Here is the answer, learned economists, if you care to hear it:
The market is too complex for the average investor, and rapidly becoming too complex for the institutional investor.
Why is it so complex to put one's money to work in the market? One word - derivatives. Derivatives are basically any sort of financial trading instrument that isn't either a stock (equity position holding in a company), or a bond (promissory note of a company or government). Derivatives have strange names: "put options" (a bet that a stock will fall), "call options" (a bet that a stock will rise, a "short-sale" (a bet that a stock will fall, and that you will get the difference between the old higher price and the lower sold price).
Then there are futures contracts for commodities (sort of in-between in that you are actually contracting for the right to buy an actual product, such as soy beans, at a certain price in a time certain, but you usually don't expect to take possession of the commodity). Where it gets complex are the derivatives based on these futures contracts.
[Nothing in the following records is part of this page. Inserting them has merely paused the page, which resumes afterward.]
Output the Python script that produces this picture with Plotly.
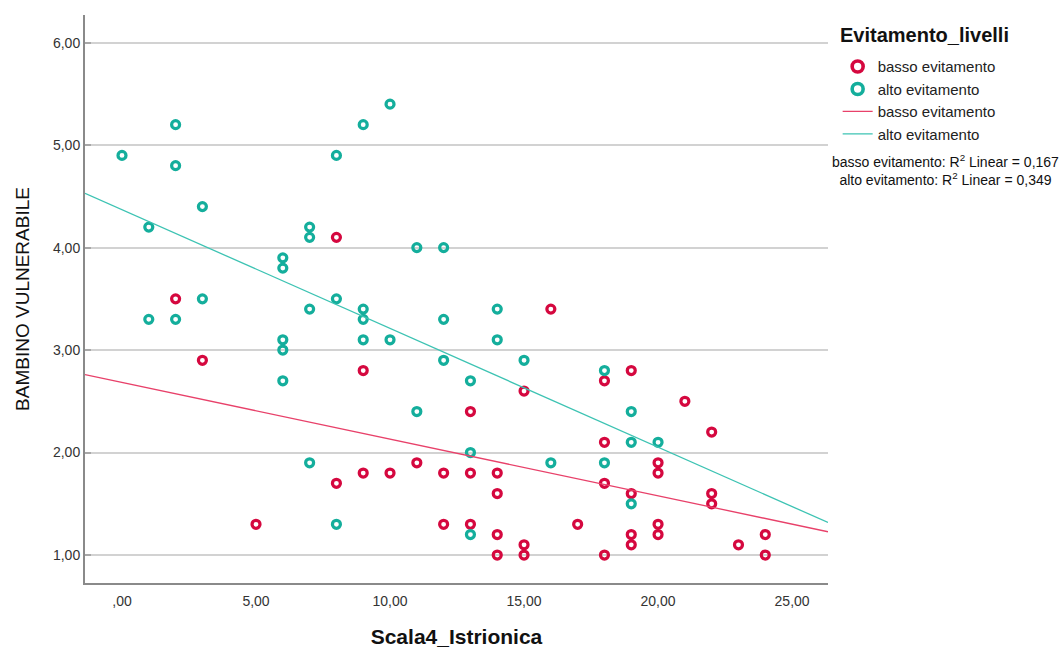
import numpy as np
import plotly.graph_objects as go

# Data
basso_x = [2, 3, 5, 8, 8, 9, 9, 10, 11, 12, 12, 13, 13, 13, 14, 14, 14, 14, 15, 15, 15,
           16, 17, 18, 18, 18, 18, 19, 19, 19, 19, 20, 20, 20, 20, 21, 22, 22, 22, 23, 24, 24]
basso_y = [3.5, 2.9, 1.3, 4.1, 1.7, 2.8, 1.8, 1.8, 1.9, 1.8, 1.3, 2.4, 1.8, 1.3, 1.8, 1.6, 1.2, 1.0,
           2.6, 1.1, 1.0, 3.4, 1.3, 2.7, 2.1, 1.7, 1.0, 2.8, 1.6, 1.2, 1.1, 1.9, 1.8, 1.3, 1.2,
           2.5, 2.2, 1.6, 1.5, 1.1, 1.2, 1.0]

alto_x = [0, 1, 1, 2, 2, 2, 3, 3, 6, 6, 6, 6, 6, 7, 7, 7, 7, 8, 8, 8, 9, 9, 9, 9, 10, 10,
          11, 11, 12, 12, 12, 13, 13, 13, 14, 14, 15, 16, 18, 18, 19, 19, 19, 20]
alto_y = [4.9, 4.2, 3.3, 5.2, 4.8, 3.3, 4.4, 3.5, 3.9, 3.8, 3.1, 3.0, 2.7, 4.2, 4.1, 3.4, 1.9,
          4.9, 3.5, 1.3, 5.2, 3.4, 3.3, 3.1, 5.4, 3.1, 4.0, 2.4, 4.0, 3.3, 2.9, 2.7, 2.0, 1.2,
          3.4, 3.1, 2.9, 1.9, 2.8, 1.9, 2.4, 2.1, 1.5, 2.1]

x_tickvals = [0, 5, 10, 15, 20, 25]
x_ticktext = [",00", "5,00", "10,00", "15,00", "20,00", "25,00"]
y_tickvals = [1, 2, 3, 4, 5, 6]
y_ticktext = ["1,00", "2,00", "3,00", "4,00", "5,00", "6,00"]

legend_title = "Evitamento_livelli"
series_names = ["basso evitamento", "alto evitamento"]
r2_values = ["0,167", "0,349"]

X_RANGE = [-1.38, 26.34]
Y_RANGE = [0.727, 6.27]

RED = "#D5083F"
TEAL = "#14AE9C"
RED_LINE = "#E8416A"
TEAL_LINE = "#3DC3B3"
FONT = "Liberation Sans, Arial, sans-serif"

fig = go.Figure()

# scatter points (legend entries come from the legend-only marker traces below)
for xs, ys, name, col in [(basso_x, basso_y, series_names[0], RED),
                          (alto_x, alto_y, series_names[1], TEAL)]:
    fig.add_trace(go.Scatter(x=xs, y=ys, mode="markers", name=name, showlegend=False,
                             marker=dict(symbol="circle-open", size=8, color=col,
                                         line=dict(width=3.2, color=col))))

# legend marker entries (larger rings, as in the reference legend)
for name, col in [(series_names[0], RED), (series_names[1], TEAL)]:
    fig.add_trace(go.Scatter(x=[None], y=[None], mode="markers", name=name,
                             marker=dict(symbol="circle-open", size=11, color=col,
                                         line=dict(width=3.6, color=col))))

# linear fit lines
xs_line = np.array(X_RANGE)
for xs, ys, name, col in [(basso_x, basso_y, series_names[0], RED_LINE),
                          (alto_x, alto_y, series_names[1], TEAL_LINE)]:
    slope, intercept = np.polyfit(xs, ys, 1)
    fig.add_trace(go.Scatter(x=xs_line, y=slope * xs_line + intercept, mode="lines",
                             name=name, line=dict(color=col, width=1.3)))

fig.update_layout(
    width=1064, height=648,
    margin=dict(l=85, r=236, t=15, b=65, autoexpand=False),
    paper_bgcolor="white", plot_bgcolor="white",
    separators=",.",
    font=dict(family=FONT, color="#222"),
    showlegend=True,
    legend=dict(
        x=1.013, y=0.938, xanchor="left", yanchor="top",
        font=dict(size=15, color="#222"),
        itemsizing="trace", tracegroupgap=0, itemwidth=30,
        bgcolor="rgba(0,0,0,0)",
    ),
    xaxis=dict(
        range=X_RANGE, tickvals=x_tickvals, ticktext=x_ticktext, automargin=False,
        showgrid=False, zeroline=False, showline=True, linecolor="#8a8a8a", linewidth=2,
        ticks="", ticklabelstandoff=4, tickfont=dict(size=14, color="#333"),
        title=dict(text="<b>Scala4_Istrionica</b>", font=dict(size=21, color="#111"), standoff=24),
    ),
    yaxis=dict(
        range=Y_RANGE, tickvals=y_tickvals, ticktext=y_ticktext, automargin=False,
        showgrid=True, gridcolor="#d2d2d2", gridwidth=1.6,
        zeroline=False, showline=True, linecolor="#8a8a8a", linewidth=2,
        ticks="inside", ticklen=6, tickcolor="#a8a8a8", tickwidth=1.5,
        tickfont=dict(size=14, color="#333"),
        title=dict(text="BAMBINO VULNERABILE", font=dict(size=19, color="#111"), standoff=18),
    ),
)

# legend title
fig.add_annotation(
    xref="paper", yref="paper", x=1.0135, y=0.964, xanchor="left", yanchor="middle",
    showarrow=False, text=f"<b>{legend_title}</b>", font=dict(size=20, color="#111"),
)

# R² summary
fig.add_annotation(
    xref="paper", yref="paper", x=1.158, y=0.727, xanchor="center", yanchor="middle",
    showarrow=False, align="center",
    text=(f"{series_names[0]}: R<sup>2</sup> Linear = {r2_values[0]}<br>"
          f"{series_names[1]}: R<sup>2</sup> Linear = {r2_values[1]}"),
    font=dict(size=14, color="#111"),
)

fig.write_html("out.html", config={"displayModeBar": False},
               post_script="document.body.style.margin='0';")
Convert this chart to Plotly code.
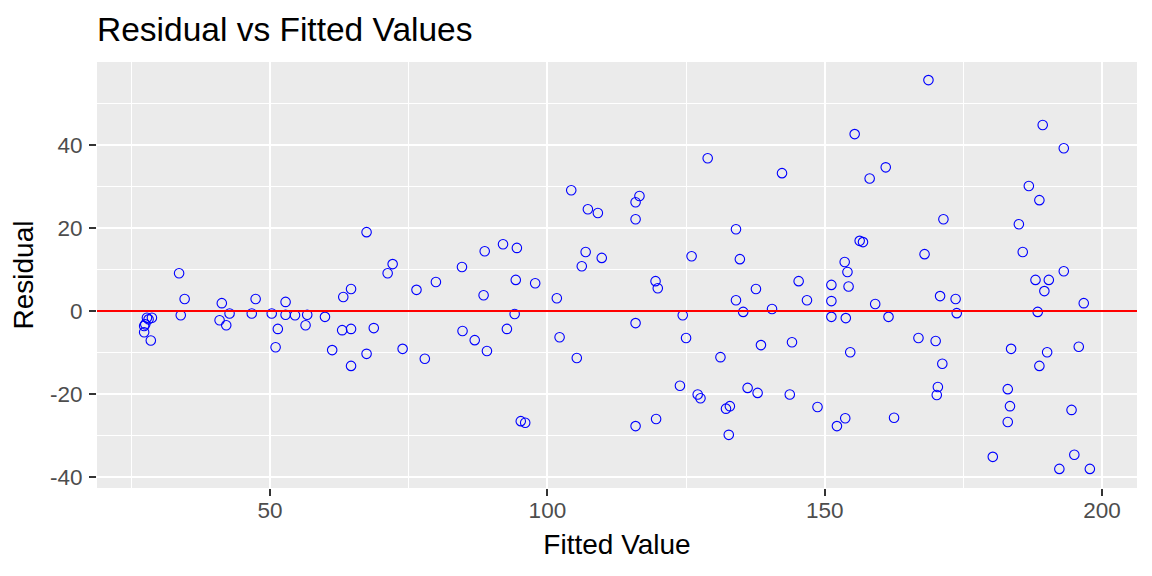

So, to me, the solution to the market crisis, both the actual cash crisis and the crisis of confidence, is to limit derivatives trading. If we're going to take control of the markets, as is happening all around the world, let's not only take control, but let's put trading back to where it started: you get equity, or you loan money to companies and get their IOU, and that is all we trade. Futures trading would be allowed for actual consumables: food, fuel, materials like metals (not "carbon credits").
If Bernanke and Paulson were to shutter the market except for equities, bonds and commodities, even for a test period of say, 30 days, the remaining market would rebound. The gamblers would have to fly to Vegas or play the ponies at an off-track betting parlor.
The value of shares traded would begin to equal the value of goods and services produced, not exceed it by a large multiplier (sometimes known as "leverage" but true gamblers know it as "odds"), as is now the case. Real money would chase real goods, and the manipulators would all be out of work and gone would be their ability to affect the markets we all have to play in, such as the oil market.
There have been stock exchanges for 500 years, and commodity exchanges for 400 years or so. There have only been "short sellers" in my lifetime and "spiders" in the last few years, and it's in my lifetime that the markets have become too complex. Criminals, manipulators and tax evaders have all enjoyed this shady marketplace, because the rules change on whims and no one can keep up with it.
If we dump the derivatives markets, honest investment capital will keep the real economy afloat, and even prosper it. The only losers will be the gamblers, people who care not a fig for actual production or sales or services rendered. We can do without them AND their plastic trillions.
I'd add one more rule change re: futures - speculators (who never expect to receive the final product) are what drove oil so ridiculously high this Spring and Summer.
Allow the purchase of a futures contract ONLY if they buyer is actually capable of taking delivery of said product.
That'll take the gamblers out of the futures market as well, leaving the market to those who honestly need to contract for things in the future (think SW Airlines; they contracted well into the future on fuel back when it was cheap, and thus came through this summer OK).